A support magistrate in Manhattan's Family Court acted outside the scope of her statutory authority by resolving “issues of contested paternity involving claims of equitable estoppel” and, as a result, the magistrate's judgment that a man is the father of a child must be reversed, a state appeals court has ruled.

An Appellate Division, First Department, panel has decided that the man, referred to only as Travis S. in the opinion, is entitled to further proceedings regarding his apparent contesting of being the father of the child, for whom support is being sought.

The unanimous panel pointed to errors made by both Support Magistrate Linda Safron and an unnamed Family Court judge at appearances by Travis S. before them in 2017, during which he sought—at least at his first appearance—to have a DNA test ordered.

It now appears Travis S. will have further proceedings at which he can file a motion to vacate the default or re-calendar his case and then perhaps pursue again his DNA test request.

The panel, composed of Justices David Friedman, Rosalyn Richter, Ellen Gesmer, Cynthia Kern and Peter Moulton, wrote in its Jan. 3 opinion that the paternity order resolving “issues of contested paternity involving claims of equitable estoppel” raised by the child was outside of the scope of Safron's authority as set out in Family Court Act Section 439 (a), (b).

In addition, the justices wrote, so were the Aug. 1, 2017, proceedings resulting in the order and Safron's issuance of a determination, before Family Court had considered the estoppel issue, that Travis S. couldn't obtain a DNA test.

Moreover, the panel said the record “shows that the Family Court judge who was to have heard [Travis S.'s] request for a DNA test and the estoppel issue on May 15, 2017, did not wait for [Travis S.] to join his attorney in the courtroom before denying [his] request.”

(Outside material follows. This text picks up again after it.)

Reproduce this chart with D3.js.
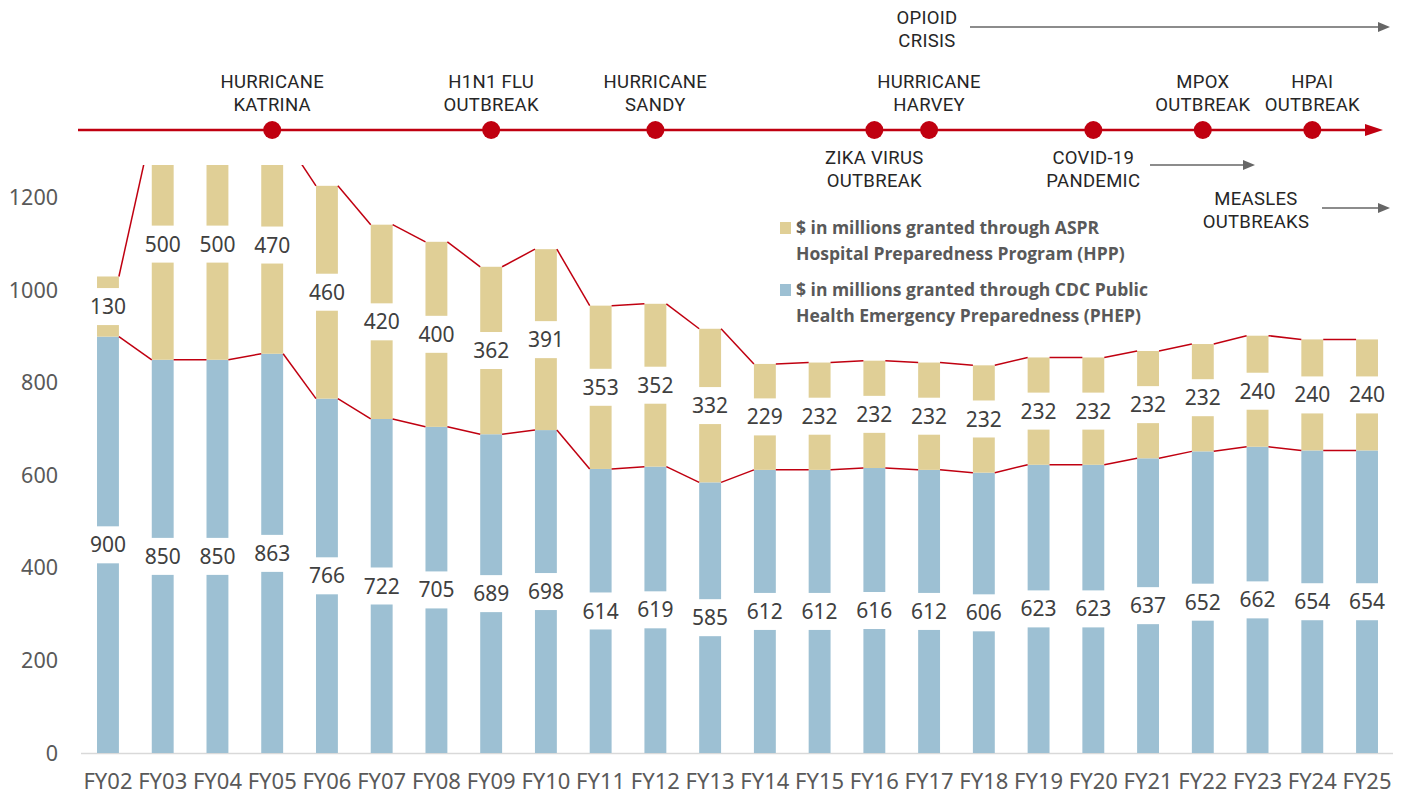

Then, when Travis S. soon appeared before Safron without his lawyer, she gave him “technical instructions for counsel about the procedure and substance of the motion to be filed to have the matter heard by a judge,” the panel pointed out.

“Given this, and because [Travis S.] appeared at the August 1, 2017 proceedings prepared to file his motion to vacate the default or re-calendar the case, this was not an ordinary default situation for purposes of CPLR 5511, even though his attorney stood mute at those proceedings,” the panel wrote, adding that Safron had “abused her discretion by denying [Travis S.'s] request to adjourn the proceedings where [he] needed the adjournment … to file the motion.”

Lewis Calderon, a lawyer for Travis S., could not be reached for comment. The city's Law Department, which, according to the First Department decision, represented the petitioner in In re Caroline D. v. Travis S., did not respond to a request for comment.

Attorney Shirim Nothenberg, with the Lawyers for Children Inc., represented the child, and she declined to comment Thursday.